The Chairman, NUPENG, Lagos Zone, Alhaji Tokunbo Korodo, said the union would be forced to embark on a solidarity strike action if the petrol tanker drivers were not paid their salaries.
He said, “The major marketers claim that the Federal Government is owing them and they also threaten that they are not going to pay tanker drivers; what do you expect? We can’t just fold our arms and allow our members work for 30 days and are denied their salaries. It is uncalled for.
“My passionate appeal to the outgoing government is to urgently look into the treasure and pay the aggrieved marketers if truly it believes that it owes them. Part payment will not solve this problem. These people will collect the part payment, but after that, they will still agitate for the balance.”
Also on Thursday, the Federal Government said it had paid the oil marketers N500bn in the last five months as fuel subsidy claims.

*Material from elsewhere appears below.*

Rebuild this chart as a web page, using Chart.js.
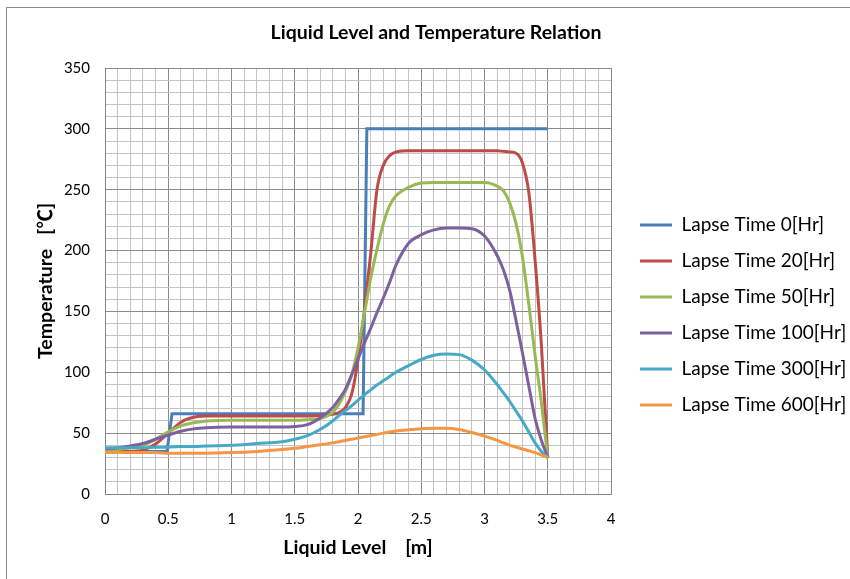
<!DOCTYPE html>
<html>
<head>
<meta charset="utf-8">
<script src="https://cdn.jsdelivr.net/npm/chart.js"></script>
<style>
  body { margin: 0; background: #fff; }
  #wrap { position: relative; width: 850px; height: 579px; overflow: hidden; }
  #frame { position: absolute; left: 6px; top: 7px; width: 900px; height: 600px;
           border-left: 1px solid #8c8c8c; border-top: 1px solid #8c8c8c; pointer-events: none; }
</style>
</head>
<body>
<div id="wrap">
  <canvas id="levelChart" width="850" height="579"></canvas>
  <div id="frame"></div>
</div>
<script>
// liquid level [m] shared by the smooth series
var level = [0, 0.1, 0.2, 0.3, 0.4, 0.5, 0.6, 0.7, 0.8, 1.0, 1.2, 1.4, 1.5, 1.6, 1.7, 1.8, 1.85, 1.9, 1.95, 2.0,
             2.05, 2.1, 2.15, 2.2, 2.25, 2.3, 2.4, 2.5, 2.6, 2.7, 2.8, 2.9, 3.0, 3.1, 3.15, 3.2, 3.25, 3.3, 3.35, 3.4, 3.45, 3.5];

// lapse time 0 is a step profile
var level0 = [0, 0.49, 0.53, 2.04, 2.07, 3.5];
var temp0  = [35, 35, 66, 66, 300, 300];

var temp20  = [35, 35, 35, 36, 41, 50, 59, 63, 64, 64, 64, 64, 64, 64, 64.5, 65.5, 67, 71, 82, 110,
               150, 197, 250, 270, 278, 281, 282, 282, 282, 282, 282, 282, 282, 282, 281.5, 281, 280, 272, 248, 192, 122, 30];
var temp50  = [35.5, 36.5, 38, 40, 45, 51, 56, 58.5, 60, 60.5, 60.5, 60.5, 60.5, 61, 62, 67, 74, 84, 98, 120,
               148, 177, 201, 222, 237, 245, 252, 255.5, 256, 256, 256, 256, 256, 253, 249, 239, 222, 195, 156, 114, 75, 30];
var temp100 = [37, 38, 39.5, 41.5, 45, 48.5, 51.5, 53.5, 54.5, 55, 55, 55, 55.5, 57, 62.5, 71, 78, 86, 98, 111,
               124, 136, 149, 161, 174, 188, 206, 213, 217, 218.5, 218.5, 218, 212, 196, 184, 167, 142, 116, 89, 62, 44, 30];
var temp300 = [38, 38, 38, 38, 38.5, 38.5, 39, 39, 39.5, 40, 41.5, 43, 45, 48, 53, 60, 64.5, 68.5, 72.5, 77,
               81.5, 85.5, 89.5, 93, 96.5, 100, 105.5, 110.5, 114, 115, 114.5, 110, 102, 90, 83, 76, 68, 60, 51, 42, 35, 30];
var temp600 = [34, 34, 34, 34, 34, 33.5, 33.5, 33.5, 33.5, 34, 35, 36.5, 37.5, 39, 40.5, 42, 43, 44, 45, 46,
               47, 48, 49, 50, 51, 51.8, 52.8, 53.6, 54, 54, 53, 50.5, 47.5, 44, 42, 40, 38.5, 37, 35.5, 34, 32, 30];

var seriesNames = ['Lapse Time 0[Hr]', 'Lapse Time 20[Hr]', 'Lapse Time 50[Hr]',
                   'Lapse Time 100[Hr]', 'Lapse Time 300[Hr]', 'Lapse Time 600[Hr]'];
var colors = ['#4A7EBB', '#BE4B48', '#98B954', '#7D60A0', '#46AAC5', '#F59645'];

function pts(xs, ys) {
  return xs.map(function (x, i) { return { x: x, y: ys[i] }; });
}
function isMajor(v, step) {
  var r = v / step;
  return Math.abs(r - Math.round(r)) < 1e-6;
}

var curves = [pts(level0, temp0), pts(level, temp20), pts(level, temp50),
              pts(level, temp100), pts(level, temp300), pts(level, temp600)];

var datasets = curves.map(function (d, i) {
  return {
    label: seriesNames[i],
    data: d,
    borderColor: colors[i],
    backgroundColor: colors[i],
    borderWidth: 3,
    pointRadius: 0,
    fill: false,
    tension: 0,
    cubicInterpolationMode: i === 0 ? 'default' : 'monotone',
    order: 5 - i
  };
});

var FONT = 'Lato, "Noto Sans CJK JP", sans-serif';

var ctx = document.getElementById('levelChart');
var chart = new Chart(ctx, {
  type: 'line',
  data: { datasets: datasets },
  options: {
    responsive: false,
    animation: false,
    layout: { padding: { left: 22, right: 0, top: 0, bottom: 0 } },
    plugins: {
      title: {
        display: true,
        text: 'Liquid Level and Temperature Relation',
        color: '#000',
        font: { family: FONT, size: 19.5, weight: 'bold' },
        padding: { top: 21.3, bottom: 23.3 }
      },
      legend: {
        position: 'right',
        maxWidth: 227,
        title: { display: true, text: '', font: { size: 10 }, padding: 19.5 },
        labels: {
          color: '#000',
          font: { family: FONT, size: 19 },
          boxWidth: 32,
          boxHeight: 3,
          padding: 17,
          sort: function (a, b) { return a.datasetIndex - b.datasetIndex; },
          generateLabels: function (chart) {
            return Chart.defaults.plugins.legend.labels.generateLabels(chart).map(function (it) {
              it.lineWidth = 0;
              it.strokeStyle = 'rgba(0,0,0,0)';
              it.fillStyle = colors[it.datasetIndex];
              return it;
            });
          }
        }
      },
      tooltip: { enabled: false }
    },
    scales: {
      x: {
        type: 'linear',
        min: 0, max: 4,
        title: {
          display: true,
          text: 'Liquid Level    [m]',
          color: '#000',
          font: { family: FONT, size: 19.5, weight: 'bold' },
          padding: { top: 0, bottom: 19.3 }
        },
        ticks: {
          stepSize: 0.1,
          autoSkip: false,
          maxRotation: 0,
          padding: 16,
          color: '#000',
          font: { family: FONT, size: 15 },
          callback: function (v) { return isMajor(v, 0.5) ? String(+v.toFixed(1)) : ''; }
        },
        grid: {
          drawTicks: false,
          color: function (c) { return isMajor(c.tick.value, 0.5) ? '#8a8a8a' : '#c4c4c4'; }
        },
        border: { color: '#868686' },
        afterFit: function (s) { s.height = 85; }
      },
      y: {
        min: 0, max: 350,
        title: {
          display: true,
          text: 'Temperature   [℃]',
          color: '#000',
          font: { family: FONT, size: 19.5, weight: 'bold' },
          padding: { top: 12.3, bottom: 0 }
        },
        ticks: {
          stepSize: 10,
          autoSkip: false,
          padding: 15,
          color: '#000',
          font: { family: FONT, size: 15 },
          callback: function (v) { return isMajor(v, 50) ? String(v) : ''; }
        },
        grid: {
          drawTicks: false,
          color: function (c) { return isMajor(c.tick.value, 50) ? '#8a8a8a' : '#c4c4c4'; }
        },
        border: { color: '#868686' },
        afterFit: function (s) { s.width = 83; }
      },
      gap: {
        position: 'right',
        display: true,
        grid: { display: false, drawTicks: false },
        border: { display: false },
        ticks: { display: false },
        afterFit: function (s) { s.width = 12; }
      }
    }
  }
});
</script>
</body>
</html>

The Minister of Finance, Dr. Ngozi Okonjo-Iweala, disclosed this in a statement issued by her Special Adviser on Communications, Mr. Paul Nwabuikwu.
Giving the breakdown of the payments so far made as fuel subsidy, Okonjo-Iweala said the government had in December 2014 paid the sum of N350bn to the marketers, noting that additional N31bn in foreign exchange differentials had already been released.
She said the Federal Government’s commitment to prioritise payment to marketers in spite of revenue constraints had now made the Finance ministry to release the sum of N156bn to them.
The statement read in part, “In line with the Federal Government’s commitment to prioritise payment to marketers in spite of revenue constraints, the Federal Ministry of Finance has paid the sum of N156bn to oil marketers.
“The payment has two components. The first consists of the cash backing of the N100bn IOU, which the marketers were given in March. The second is N56bn in interest payments for the marketers according to the PPPRA template.”
“This leaves a balance of N98bn certified by the PPPRA as the amount owed the marketers. The N156bn is the latest in a series of significant payments made to the oil marketers within the last five months.
“These include over N300bn in two instalments in December last year and N31bn in interest differentials recently. In all, oil marketers have received over N500bn within the past five months.”
The minister urged the marketers to appreciate the efforts being made by the Federal Government to meet up with their payments and reciprocate with some understanding of the situation of Nigerians who should not suffer more.
Okonjo-Iweala urged the marketers to sustain the distribution and supply of petroleum products in order to end the suffering of Nigerians at filling stations.
She added, “The Federal Government has made maximum effort, in spite of the well-known fact that the fall in oil prices has significantly reduced national revenues, to prioritise payments to the marketers.
“For the sake of Nigerians, who are bearing the brunt of fuel scarcity, the marketers should reciprocate in the spirit of dialogue and cooperation in which we have always tried to engage them.”